* _What to work on_
Print them exactly: the lines from the beginning of the entries below through the line that contains "const yTicks = [156, 158, 160, 162, 164, 166];", and only those, with the pictures left out.

- - - - - - -

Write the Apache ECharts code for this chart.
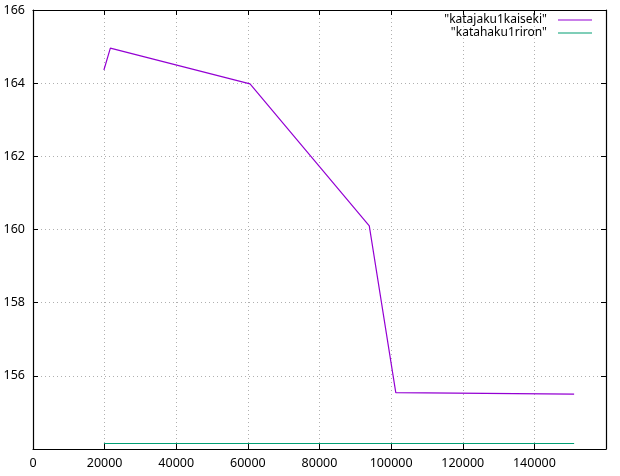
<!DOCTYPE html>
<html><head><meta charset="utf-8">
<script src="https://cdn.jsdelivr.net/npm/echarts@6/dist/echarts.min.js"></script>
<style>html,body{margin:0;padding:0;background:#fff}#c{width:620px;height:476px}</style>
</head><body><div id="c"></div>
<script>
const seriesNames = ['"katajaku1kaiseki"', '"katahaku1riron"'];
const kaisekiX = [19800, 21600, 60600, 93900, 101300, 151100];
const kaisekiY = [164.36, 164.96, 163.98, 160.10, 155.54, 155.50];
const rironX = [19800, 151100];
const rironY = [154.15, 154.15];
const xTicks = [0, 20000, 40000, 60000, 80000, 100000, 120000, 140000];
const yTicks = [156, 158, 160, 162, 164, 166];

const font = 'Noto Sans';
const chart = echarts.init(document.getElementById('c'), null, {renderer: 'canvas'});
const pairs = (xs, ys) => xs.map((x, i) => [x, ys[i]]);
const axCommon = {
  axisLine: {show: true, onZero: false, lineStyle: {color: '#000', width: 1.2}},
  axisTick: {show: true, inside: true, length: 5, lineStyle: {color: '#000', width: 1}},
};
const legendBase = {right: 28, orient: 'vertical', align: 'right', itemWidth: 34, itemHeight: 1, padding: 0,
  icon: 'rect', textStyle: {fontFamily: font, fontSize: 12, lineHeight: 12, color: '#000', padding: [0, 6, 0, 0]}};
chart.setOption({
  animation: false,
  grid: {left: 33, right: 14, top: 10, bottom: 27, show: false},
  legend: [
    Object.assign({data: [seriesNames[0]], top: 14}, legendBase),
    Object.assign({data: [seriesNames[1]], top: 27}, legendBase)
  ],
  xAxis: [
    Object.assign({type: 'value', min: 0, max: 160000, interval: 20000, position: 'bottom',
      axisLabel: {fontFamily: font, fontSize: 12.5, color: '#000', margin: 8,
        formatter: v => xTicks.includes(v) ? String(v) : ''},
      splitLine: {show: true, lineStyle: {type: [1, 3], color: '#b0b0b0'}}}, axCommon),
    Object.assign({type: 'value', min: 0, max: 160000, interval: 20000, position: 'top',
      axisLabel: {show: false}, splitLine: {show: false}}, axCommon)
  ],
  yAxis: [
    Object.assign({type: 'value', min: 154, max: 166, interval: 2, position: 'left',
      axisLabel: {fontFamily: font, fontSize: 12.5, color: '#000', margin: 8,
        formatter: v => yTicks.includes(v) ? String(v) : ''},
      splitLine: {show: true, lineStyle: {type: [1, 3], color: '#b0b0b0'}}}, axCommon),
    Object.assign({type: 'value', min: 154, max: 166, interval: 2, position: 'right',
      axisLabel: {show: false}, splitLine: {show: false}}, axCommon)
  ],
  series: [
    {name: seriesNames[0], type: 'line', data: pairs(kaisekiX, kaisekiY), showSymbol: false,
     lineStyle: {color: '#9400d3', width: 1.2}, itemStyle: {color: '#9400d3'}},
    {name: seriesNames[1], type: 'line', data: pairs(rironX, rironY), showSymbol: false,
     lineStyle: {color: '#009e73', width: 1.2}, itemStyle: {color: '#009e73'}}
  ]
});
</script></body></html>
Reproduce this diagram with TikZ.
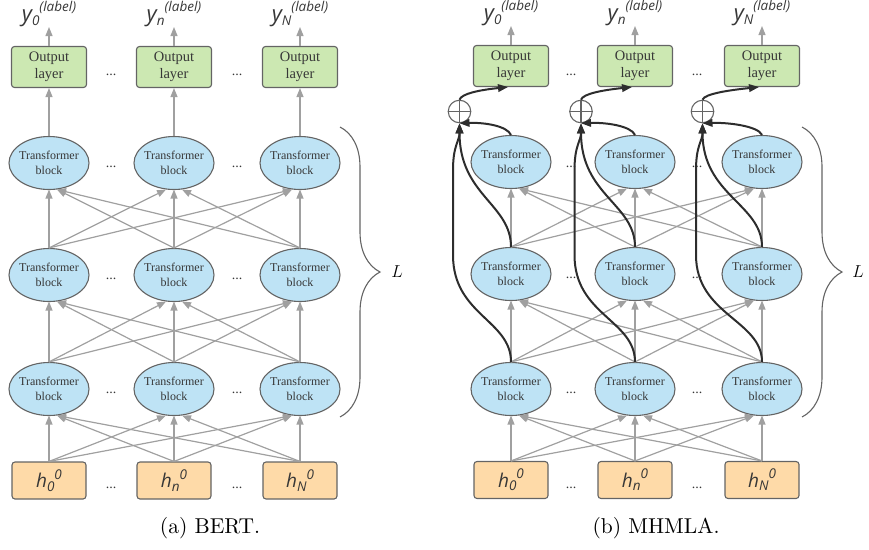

- - - - - - -

* _Exercise result_
Write the Apache ECharts code for this chart.
<!DOCTYPE html>
<html><head><meta charset="utf-8">
<script src="https://cdn.jsdelivr.net/npm/echarts@6/dist/echarts.min.js"></script>
<style>html,body{margin:0;padding:0;background:#fff}#c{width:620px;height:476px}</style>
</head><body><div id="c"></div>
<script>
const seriesNames = ['"katajaku1kaiseki"', '"katahaku1riron"'];
const kaisekiX = [19800, 21600, 60600, 93900, 101300, 151100];
const kaisekiY = [164.36, 164.96, 163.98, 160.10, 155.54, 155.50];
const rironX = [19800, 151100];
const rironY = [154.15, 154.15];
const xTicks = [0, 20000, 40000, 60000, 80000, 100000, 120000, 140000];
const yTicks = [156, 158, 160, 162, 164, 166];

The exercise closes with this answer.